--- SOURCE MATERIAL ---
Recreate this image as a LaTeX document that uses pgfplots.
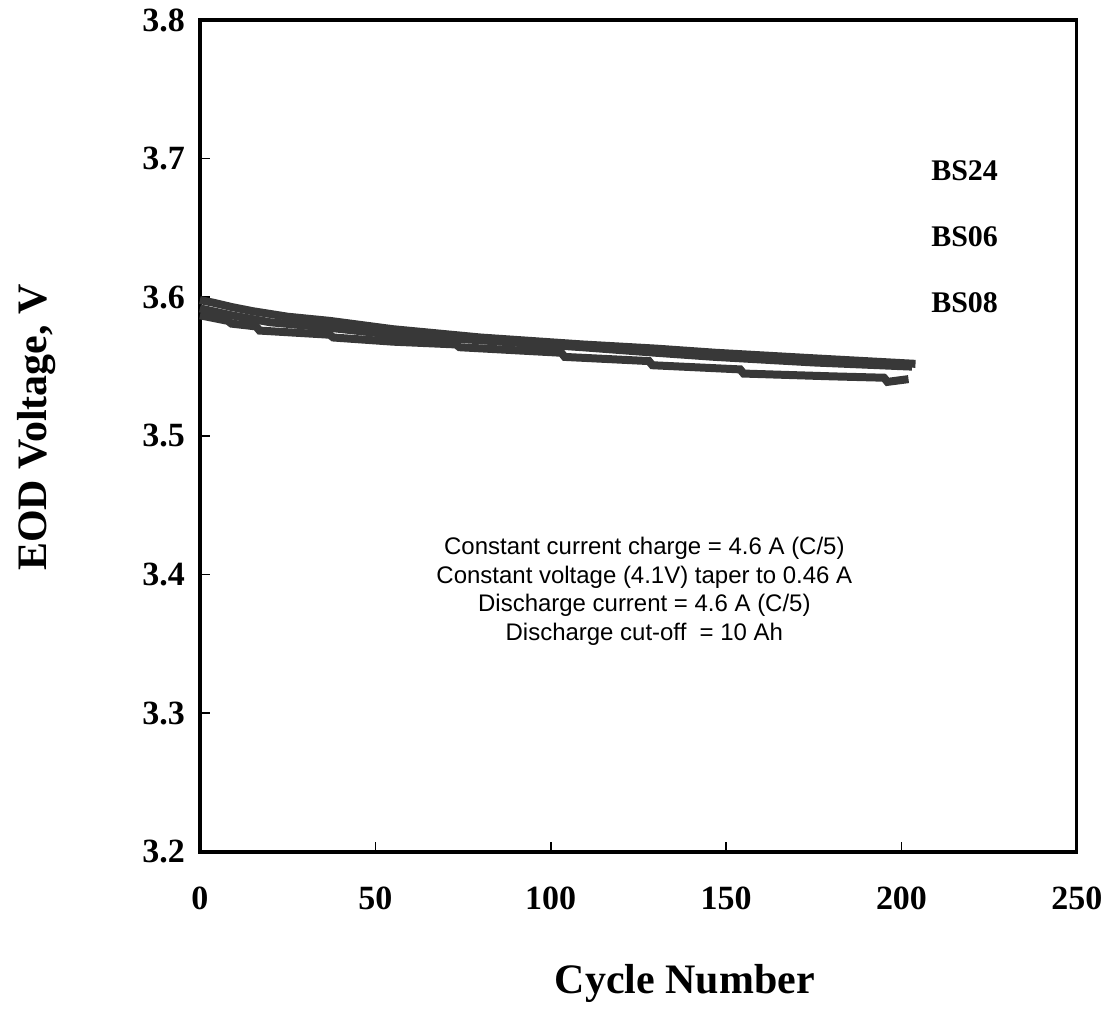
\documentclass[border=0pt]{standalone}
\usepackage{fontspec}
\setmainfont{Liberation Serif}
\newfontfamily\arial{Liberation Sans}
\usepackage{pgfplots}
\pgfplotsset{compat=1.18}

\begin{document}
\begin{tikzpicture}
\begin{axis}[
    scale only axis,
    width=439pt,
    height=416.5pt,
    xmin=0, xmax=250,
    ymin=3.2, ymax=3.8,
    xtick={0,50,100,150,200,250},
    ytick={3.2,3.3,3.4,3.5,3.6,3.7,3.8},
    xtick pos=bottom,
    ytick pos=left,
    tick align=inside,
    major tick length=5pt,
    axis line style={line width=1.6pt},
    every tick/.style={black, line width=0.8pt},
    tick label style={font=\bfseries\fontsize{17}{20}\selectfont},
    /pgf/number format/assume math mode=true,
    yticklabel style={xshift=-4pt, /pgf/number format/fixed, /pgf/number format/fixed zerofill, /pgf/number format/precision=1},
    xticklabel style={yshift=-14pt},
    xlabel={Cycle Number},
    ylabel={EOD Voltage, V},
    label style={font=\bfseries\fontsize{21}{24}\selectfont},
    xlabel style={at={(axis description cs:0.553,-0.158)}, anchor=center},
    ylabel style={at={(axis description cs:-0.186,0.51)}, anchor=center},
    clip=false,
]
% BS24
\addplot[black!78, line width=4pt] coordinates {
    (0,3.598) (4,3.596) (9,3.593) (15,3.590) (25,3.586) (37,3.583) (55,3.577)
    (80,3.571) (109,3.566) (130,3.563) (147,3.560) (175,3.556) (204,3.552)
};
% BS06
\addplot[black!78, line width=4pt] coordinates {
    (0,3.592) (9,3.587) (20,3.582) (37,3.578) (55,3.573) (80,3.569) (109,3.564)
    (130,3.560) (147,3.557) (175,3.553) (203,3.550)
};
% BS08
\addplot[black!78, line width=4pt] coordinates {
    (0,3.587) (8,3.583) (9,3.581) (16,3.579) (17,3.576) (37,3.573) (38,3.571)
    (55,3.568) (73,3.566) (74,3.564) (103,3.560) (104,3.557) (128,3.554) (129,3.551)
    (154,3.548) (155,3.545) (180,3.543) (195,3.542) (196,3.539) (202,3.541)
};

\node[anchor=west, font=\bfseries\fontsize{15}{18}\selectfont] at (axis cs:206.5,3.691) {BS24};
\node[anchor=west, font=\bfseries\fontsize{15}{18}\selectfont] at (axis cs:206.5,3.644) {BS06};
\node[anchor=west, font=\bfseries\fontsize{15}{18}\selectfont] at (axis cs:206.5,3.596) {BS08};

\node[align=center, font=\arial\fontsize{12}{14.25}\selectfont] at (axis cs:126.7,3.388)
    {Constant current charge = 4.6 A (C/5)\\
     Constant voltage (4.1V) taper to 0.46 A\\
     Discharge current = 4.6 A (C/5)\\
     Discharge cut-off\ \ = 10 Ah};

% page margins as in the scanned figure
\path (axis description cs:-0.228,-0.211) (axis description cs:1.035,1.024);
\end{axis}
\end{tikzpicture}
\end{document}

--- PROBLEM REQUIREMENTS ---
Reproduce the material word for word. Any pictures should be left out of the copy.

--- REPLY ---
Recreate this image as a LaTeX document that uses pgfplots.
\documentclass[border=0pt]{standalone}
\usepackage{fontspec}
\setmainfont{Liberation Serif}
\newfontfamily\arial{Liberation Sans}
\usepackage{pgfplots}
\pgfplotsset{compat=1.18}

\begin{document}
\begin{tikzpicture}
\begin{axis}[
    scale only axis,
    width=439pt,
    height=416.5pt,
    xmin=0, xmax=250,
    ymin=3.2, ymax=3.8,
    xtick={0,50,100,150,200,250},
    ytick={3.2,3.3,3.4,3.5,3.6,3.7,3.8},
    xtick pos=bottom,
    ytick pos=left,
    tick align=inside,
    major tick length=5pt,
    axis line style={line width=1.6pt},
    every tick/.style={black, line width=0.8pt},
    tick label style={font=\bfseries\fontsize{17}{20}\selectfont},
    /pgf/number format/assume math mode=true,
    yticklabel style={xshift=-4pt, /pgf/number format/fixed, /pgf/number format/fixed zerofill, /pgf/number format/precision=1},
    xticklabel style={yshift=-14pt},
    xlabel={Cycle Number},
    ylabel={EOD Voltage, V},
    label style={font=\bfseries\fontsize{21}{24}\selectfont},
    xlabel style={at={(axis description cs:0.553,-0.158)}, anchor=center},
    ylabel style={at={(axis description cs:-0.186,0.51)}, anchor=center},
    clip=false,
]
% BS24
\addplot[black!78, line width=4pt] coordinates {
    (0,3.598) (4,3.596) (9,3.593) (15,3.590) (25,3.586) (37,3.583) (55,3.577)
    (80,3.571) (109,3.566) (130,3.563) (147,3.560) (175,3.556) (204,3.552)
};
% BS06
\addplot[black!78, line width=4pt] coordinates {
    (0,3.592) (9,3.587) (20,3.582) (37,3.578) (55,3.573) (80,3.569) (109,3.564)
    (130,3.560) (147,3.557) (175,3.553) (203,3.550)
};
% BS08
\addplot[black!78, line width=4pt] coordinates {
    (0,3.587) (8,3.583) (9,3.581) (16,3.579) (17,3.576) (37,3.573) (38,3.571)
    (55,3.568) (73,3.566) (74,3.564) (103,3.560) (104,3.557) (128,3.554) (129,3.551)
    (154,3.548) (155,3.545) (180,3.543) (195,3.542) (196,3.539) (202,3.541)
};

\node[anchor=west, font=\bfseries\fontsize{15}{18}\selectfont] at (axis cs:206.5,3.691) {BS24};
\node[anchor=west, font=\bfseries\fontsize{15}{18}\selectfont] at (axis cs:206.5,3.644) {BS06};
\node[anchor=west, font=\bfseries\fontsize{15}{18}\selectfont] at (axis cs:206.5,3.596) {BS08};

\node[align=center, font=\arial\fontsize{12}{14.25}\selectfont] at (axis cs:126.7,3.388)
    {Constant current charge = 4.6 A (C/5)\\
     Constant voltage (4.1V) taper to 0.46 A\\
     Discharge current = 4.6 A (C/5)\\
     Discharge cut-off\ \ = 10 Ah};

% page margins as in the scanned figure
\path (axis description cs:-0.228,-0.211) (axis description cs:1.035,1.024);
\end{axis}
\end{tikzpicture}
\end{document}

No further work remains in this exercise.